### OBJECTIVE
What number of lines contain the word "chart"? Reply with the number and nothing else.

### STORED DATA
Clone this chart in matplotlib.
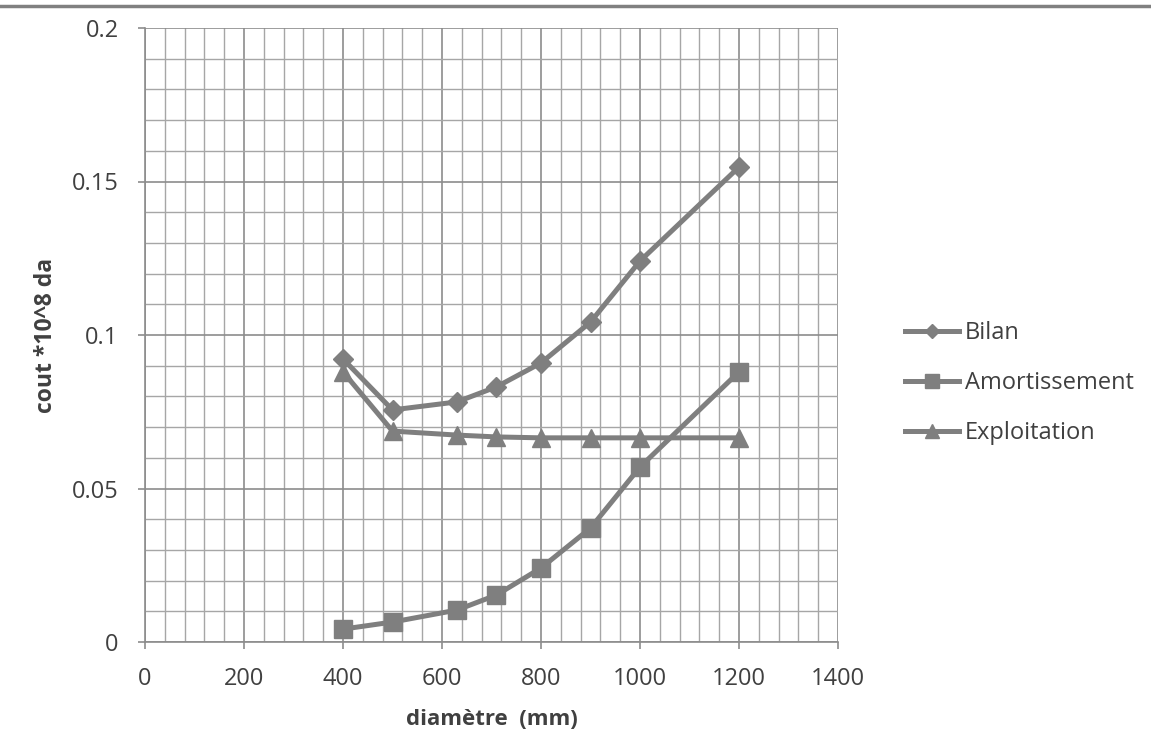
import numpy as np
from matplotlib import pyplot as plt
from matplotlib.lines import Line2D
from matplotlib.ticker import MultipleLocator

# diameters (mm)
diametres = [400, 500, 630, 710, 800, 900, 1000, 1200]

# cost values (*10^8 da)
bilan = [0.0922, 0.0756, 0.0782, 0.0831, 0.0909, 0.1042, 0.1241, 0.1547]
amortissement = [0.0042, 0.0065, 0.0104, 0.0153, 0.0241, 0.0371, 0.0570, 0.0880]
exploitation = [0.0880, 0.0687, 0.0674, 0.0668, 0.0665, 0.0665, 0.0665, 0.0665]

series_labels = ["Bilan", "Amortissement", "Exploitation"]
x_ticks = [0, 200, 400, 600, 800, 1000, 1200, 1400]
y_ticks = [0, 0.05, 0.1, 0.15, 0.2]
y_ticklabels = ["0", "0.05", "0.1", "0.15", "0.2"]

plt.rcParams['font.family'] = ['Open Sans', 'DejaVu Sans']

line_col = '#7f7f7f'
grid_col = '#a6a6a6'
text_col = '#404040'

fig = plt.figure(figsize=(11.51, 7.55), dpi=100)
ax = fig.add_axes([145 / 1151, 1 - 642 / 755, 693 / 1151, 614 / 755])

ax.plot(diametres, bilan, color=line_col, lw=3.6, marker='D', ms=10,
        label=series_labels[0], zorder=5)
ax.plot(diametres, amortissement, color=line_col, lw=3.6, marker='s', ms=13,
        label=series_labels[1], zorder=5)
ax.plot(diametres, exploitation, color=line_col, lw=3.6, marker='^', ms=13,
        label=series_labels[2], zorder=5)

ax.set_xlim(0, 1400)
ax.set_ylim(0, 0.2)
ax.set_xticks(x_ticks)
ax.set_yticks(y_ticks)
ax.set_yticklabels(y_ticklabels)
ax.xaxis.set_minor_locator(MultipleLocator(40))
ax.yaxis.set_minor_locator(MultipleLocator(0.01))

ax.grid(True, which='major', color='#8c8c8c', lw=1.2)
ax.grid(True, which='minor', color=grid_col, lw=1.0)
ax.set_axisbelow(True)

for side in ['top', 'right']:
    ax.spines[side].set_visible(False)
for side in ['left', 'bottom']:
    ax.spines[side].set_color('#8c8c8c')
    ax.spines[side].set_linewidth(1.2)

ax.tick_params(which='major', direction='out', length=5, width=1.2, color='#8c8c8c',
               labelsize=17, labelcolor=text_col)
ax.tick_params(axis='x', which='major', pad=13)
ax.tick_params(axis='y', which='major', pad=14)
ax.tick_params(which='minor', length=0)

ax.set_xlabel("diamètre  (mm)", fontsize=16, fontweight='bold', color=text_col, labelpad=13)
ax.set_ylabel("cout *10^8 da", fontsize=16.5, fontweight='bold', color=text_col, labelpad=10)

leg = ax.legend(loc='center left', bbox_to_anchor=(1.0967, 0.4218), frameon=False,
                fontsize=17, labelspacing=1.1, handlelength=2.3, handletextpad=0.25,
                borderpad=0, borderaxespad=0, markerscale=0.75)
for t in leg.get_texts():
    t.set_color(text_col)

# frame line at the very top of the image
fig.add_artist(Line2D([0, 1], [1 - 6 / 755, 1 - 6 / 755], color='#808080', lw=2.5))

plt.savefig("out.png", dpi=100)
plt.close()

### FINISHED TASK
1